A by-product of this (see Jeffrey [3]) is a dynamical expression enabling us to resolve \(y\in [-1,+1]\) for \({\sigma }=0\),

$$ \varepsilon \dot{y}=\mathbf{f}(\mathbf{x};y)\cdot \nabla y(\mathbf{x}) $$

as \(\varepsilon \rightarrow 0\) on \({\sigma }=0\). We call this the switching layer system, and refer to the region \(y\in (-1,+1)\), \(\left. \mathbf{x}\right| _{{\sigma }=0}\in \mathbb R^{n-1}\), as the switching layer on \({\sigma }=0\).

3 Purchase Your Zoo Guides Here

Whatever the process lying behind the discontinuity (above we have focussed on its occurrence as an asymptotic phenomenon), piecewise smooth dynamics allows us to identify the jump with a well-defined switching surface, a topological object with its own character (a manifold or variety), its own singularities (tangencies between it and the vector fields \(\mathbf{f}(\mathbf{x};\pm 1)\)), and its own bifurcations (discontinuity-induced bifurcations).

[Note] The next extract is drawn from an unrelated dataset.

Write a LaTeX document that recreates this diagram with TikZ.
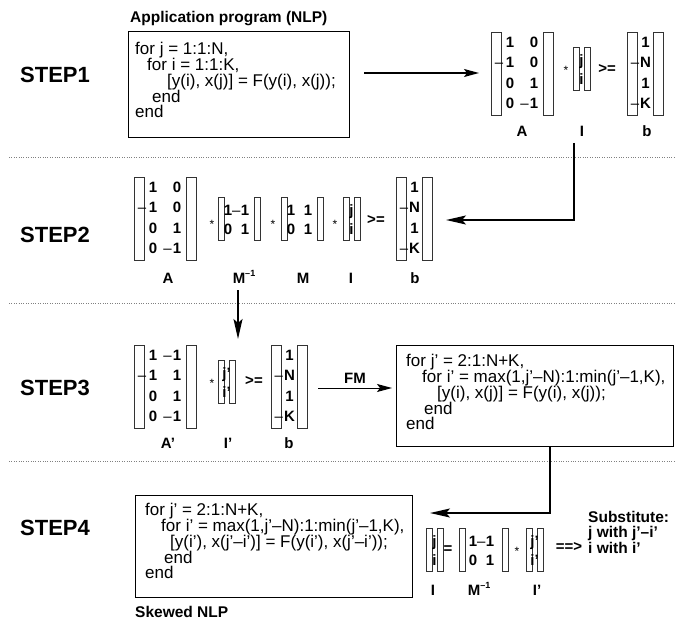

Recent advances in nonsmooth dynamics have opened the flood doors to new discoveries, of new attractors and new forms of chaos, of bifurcations in systems with multiple switches, with symmetries, or with hidden dynamics. As discussed in Paul Glendinning’s Less Is More articles in this volume, the endless classifications that are now possible create an exciting but ultimately self-serving exercise. There are bigger questions out there, about how we put these ideas to use in applications, and about what truly new phenomena there are to be found, such as bifurcations that violate the rules of smooth systems, singularities that break down determinism, and complex attractors that challenge our notions of dimension or codimension. Important too is to continue pushing forward our understanding of what it means to perturb a nonsmooth system, and what the effect is of modeling non-idealities like noise, hysteresis, and delay.

We are making real strides forward. You have hopefully found some solutions, and the beginnings of many ongoing discussions, in this volume.